Since my installation is a production system i.e. for real work, I decided to go for a re-install under the following conditions:
1. I insist on my own partition setup.
2. I would choose a "standard" installation selection - KDE 4.1, and let it run to completion without interference.
3. I will take all the defaults offered along the way, as far as possible.
4. I will do all private software selections and system tweaking after the installation completes.
The results were fascinating in several ways:
1. The installation indeed completed successfully, with everything working as expected.
2. The "path" taken by the process was quite different from that when I predefined my software package choices in my first attempt. For one, the process used "images" of some sort to plonk everything on the hard disk and install from there; in that respect the installation went much faster than my first attempt. Further, things were done in a different order - for example, it did not try to validate my internet connection until after the first boot. Another oddity was the date / time setup: In my second attempt it did not try to connect me to the NTP server (which I don't need anyway) and mess up the hardware clock (which it did on the first attempt).
3. Despite the relative smoothness of my second installation, there were still a few disconcerting glitches: At least twice I was unexpectedly thrown back to the package manager (once after the automatic updates) and once a bit later. Now, to an old SUSE hand (from 6.1 if you please) that was fine; but it made me start to wonder about usability issues, to which I will return below. The other "glitch" (or perhaps a feature?) was that yast2 had a lot of things missing, requiring additional manual installation. The prime example was the DHCP server which is essential for using the box as a LAN server. I installed the DHCP server, but I had to look for and separately install the SUSE module needed to configure it. And while on this - where in 11.1 do you enable IP forwarding? In 10.3 there was a check box for it in the firewall setup. In 11.1 it's no longer there or anywhere else. (In the end I used the system configuration module to enable it, by hand.) Anyway, forewarned is fore-armed, and I'll be ready for this when I get to configure Samba ...
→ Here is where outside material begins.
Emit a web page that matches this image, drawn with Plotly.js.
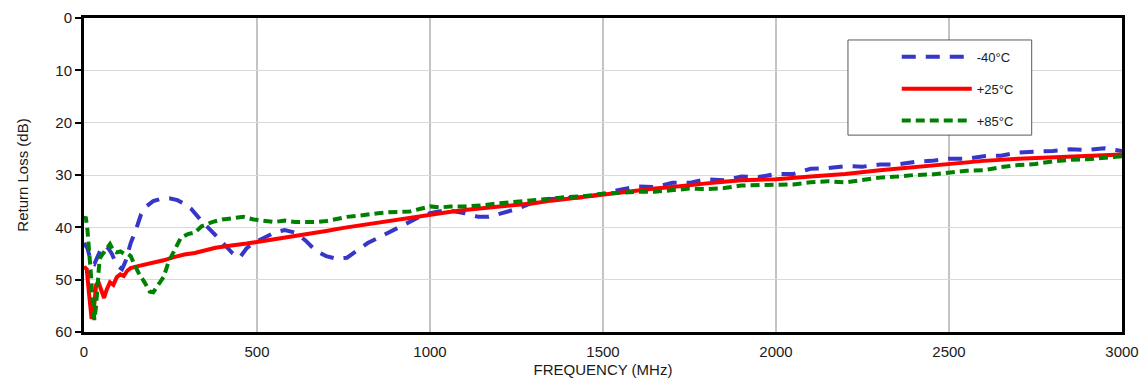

4. Back to usability: What of the obvious question: What would a Newbie do in such situations? Being unexpectedly thrown into an unfamiliar package manager would be disconcerting, to put it mildly. And what of LAN configuration? The Newbie answer is very simple: Go back to Win XP Pro where you can set up a small LAN "out of the box", without ever knowing about DHCP and IP forwarding - I know; I've done it.
Notwithstanding the fact that you get what you pay for, some of the usability issues (a polite euphemism for "screw-ups") point to a much deeper problem.
First, all the beta testing in the world by volunteers, who are for most part technical enthusiasts won't help. I find it hard enough myself, to enter into the mentality of a "monkey with two left thumbs" - but that's the level of 80% of the desktop market. If you don't agree, ask Microsoft! (What might help is another (major) issue beyond the scope of this note, and probably off-topic for this list.)
openSUSE (and presumably other Linux distributions) is just not for that market. The attempt by Novell/openSUSE to make the 11.1 installation process feel like an Win XP install - even to the extent of using bits of Microsoft terminology - cannot succeed.
What all this tells me is that there is a certain ambivalence (a polite euphemism for "lack of direction") in the Novell/openSUSE group about where openSUSE should be going. I even wonder if Novell wouldn't mind if openSUSE got quietly swallowed up by another Linux distributor or simply disappeared.
That is far more troubling than this or that installation glitch.
And I haven't even got around to assessing the 11.1 release from the point of view of day-to-day use.
I think that the point is clear and enough said here.
Regards,
Daniel
P.S. For Rajko: The DVD was fine - it passed the media check test, and none of the packages I used, were corrupt.
----- Original Message -----
From: "Rajko M."
On Sunday 11 January 2009 08:25:03 am Carlos E. R. wrote:
On Sunday, 2009-01-11 at 14:13 +0200, dilogsys@inter.net.il wrote:
Installed from a commercial third party DVD. (pctech101, http://pctech101.com/)
Then maybe those people didn't create the DVD right.
I don't think they actually create anything. It is just bad copy.
It should be updated, but from online repositories.